** start of Data lines **
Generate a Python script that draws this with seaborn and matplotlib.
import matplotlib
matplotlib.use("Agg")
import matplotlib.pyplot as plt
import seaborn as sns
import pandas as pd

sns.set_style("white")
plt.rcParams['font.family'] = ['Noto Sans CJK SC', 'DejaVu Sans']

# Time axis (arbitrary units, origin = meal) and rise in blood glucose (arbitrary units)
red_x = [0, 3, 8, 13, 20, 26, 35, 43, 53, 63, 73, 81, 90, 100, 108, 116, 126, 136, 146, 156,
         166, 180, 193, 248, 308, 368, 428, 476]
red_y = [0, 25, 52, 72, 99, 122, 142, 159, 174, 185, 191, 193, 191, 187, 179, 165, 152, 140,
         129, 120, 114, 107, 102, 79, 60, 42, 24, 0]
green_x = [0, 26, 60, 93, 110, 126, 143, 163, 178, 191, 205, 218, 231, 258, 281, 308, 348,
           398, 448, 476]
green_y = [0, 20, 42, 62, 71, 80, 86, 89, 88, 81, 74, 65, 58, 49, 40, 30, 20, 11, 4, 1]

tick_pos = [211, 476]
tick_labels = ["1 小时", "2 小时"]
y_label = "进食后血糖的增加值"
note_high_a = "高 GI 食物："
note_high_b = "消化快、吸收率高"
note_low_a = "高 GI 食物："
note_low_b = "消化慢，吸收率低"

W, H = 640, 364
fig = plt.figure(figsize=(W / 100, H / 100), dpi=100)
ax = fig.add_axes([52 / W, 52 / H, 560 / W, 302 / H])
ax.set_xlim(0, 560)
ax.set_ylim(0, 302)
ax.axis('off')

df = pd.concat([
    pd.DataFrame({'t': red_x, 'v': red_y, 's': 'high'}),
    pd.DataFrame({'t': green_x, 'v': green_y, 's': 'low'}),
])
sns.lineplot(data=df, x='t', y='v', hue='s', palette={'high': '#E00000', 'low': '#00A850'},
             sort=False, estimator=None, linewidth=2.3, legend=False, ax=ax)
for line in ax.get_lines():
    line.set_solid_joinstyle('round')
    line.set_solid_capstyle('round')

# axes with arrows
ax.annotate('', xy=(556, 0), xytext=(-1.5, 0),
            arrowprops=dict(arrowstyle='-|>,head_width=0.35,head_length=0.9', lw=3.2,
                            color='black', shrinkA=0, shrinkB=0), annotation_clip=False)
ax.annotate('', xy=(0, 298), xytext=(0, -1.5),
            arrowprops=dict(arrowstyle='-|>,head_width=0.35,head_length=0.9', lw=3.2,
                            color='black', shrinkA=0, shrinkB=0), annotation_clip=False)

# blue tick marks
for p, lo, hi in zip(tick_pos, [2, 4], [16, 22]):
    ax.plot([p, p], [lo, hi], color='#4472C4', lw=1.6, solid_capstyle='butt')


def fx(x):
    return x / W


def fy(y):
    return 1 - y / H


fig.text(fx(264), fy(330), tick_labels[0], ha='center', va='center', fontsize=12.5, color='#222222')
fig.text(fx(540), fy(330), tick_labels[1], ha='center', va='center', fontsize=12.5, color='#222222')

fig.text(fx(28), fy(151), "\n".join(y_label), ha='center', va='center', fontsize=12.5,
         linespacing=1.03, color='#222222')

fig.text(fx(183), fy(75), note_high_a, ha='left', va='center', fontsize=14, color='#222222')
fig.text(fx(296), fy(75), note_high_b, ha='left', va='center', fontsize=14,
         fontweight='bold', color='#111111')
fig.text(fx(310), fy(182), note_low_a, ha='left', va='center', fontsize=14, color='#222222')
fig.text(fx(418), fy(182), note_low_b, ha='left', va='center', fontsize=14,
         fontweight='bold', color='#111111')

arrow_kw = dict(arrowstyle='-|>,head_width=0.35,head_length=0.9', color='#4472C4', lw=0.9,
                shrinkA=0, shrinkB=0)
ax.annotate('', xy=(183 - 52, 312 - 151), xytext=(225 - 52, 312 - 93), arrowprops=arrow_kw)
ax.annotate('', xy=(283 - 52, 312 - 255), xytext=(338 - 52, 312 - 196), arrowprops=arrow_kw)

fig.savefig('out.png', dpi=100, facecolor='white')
** end of Data lines **
◆ **What to work on**
Return nothing but the lines from the start of the listing above through the line containing "ax.axis('off')", exactly as given.

◆ **Correct output**
Generate a Python script that draws this with seaborn and matplotlib.
import matplotlib
matplotlib.use("Agg")
import matplotlib.pyplot as plt
import seaborn as sns
import pandas as pd

sns.set_style("white")
plt.rcParams['font.family'] = ['Noto Sans CJK SC', 'DejaVu Sans']

# Time axis (arbitrary units, origin = meal) and rise in blood glucose (arbitrary units)
red_x = [0, 3, 8, 13, 20, 26, 35, 43, 53, 63, 73, 81, 90, 100, 108, 116, 126, 136, 146, 156,
         166, 180, 193, 248, 308, 368, 428, 476]
red_y = [0, 25, 52, 72, 99, 122, 142, 159, 174, 185, 191, 193, 191, 187, 179, 165, 152, 140,
         129, 120, 114, 107, 102, 79, 60, 42, 24, 0]
green_x = [0, 26, 60, 93, 110, 126, 143, 163, 178, 191, 205, 218, 231, 258, 281, 308, 348,
           398, 448, 476]
green_y = [0, 20, 42, 62, 71, 80, 86, 89, 88, 81, 74, 65, 58, 49, 40, 30, 20, 11, 4, 1]

tick_pos = [211, 476]
tick_labels = ["1 小时", "2 小时"]
y_label = "进食后血糖的增加值"
note_high_a = "高 GI 食物："
note_high_b = "消化快、吸收率高"
note_low_a = "高 GI 食物："
note_low_b = "消化慢，吸收率低"

W, H = 640, 364
fig = plt.figure(figsize=(W / 100, H / 100), dpi=100)
ax = fig.add_axes([52 / W, 52 / H, 560 / W, 302 / H])
ax.set_xlim(0, 560)
ax.set_ylim(0, 302)
ax.axis('off')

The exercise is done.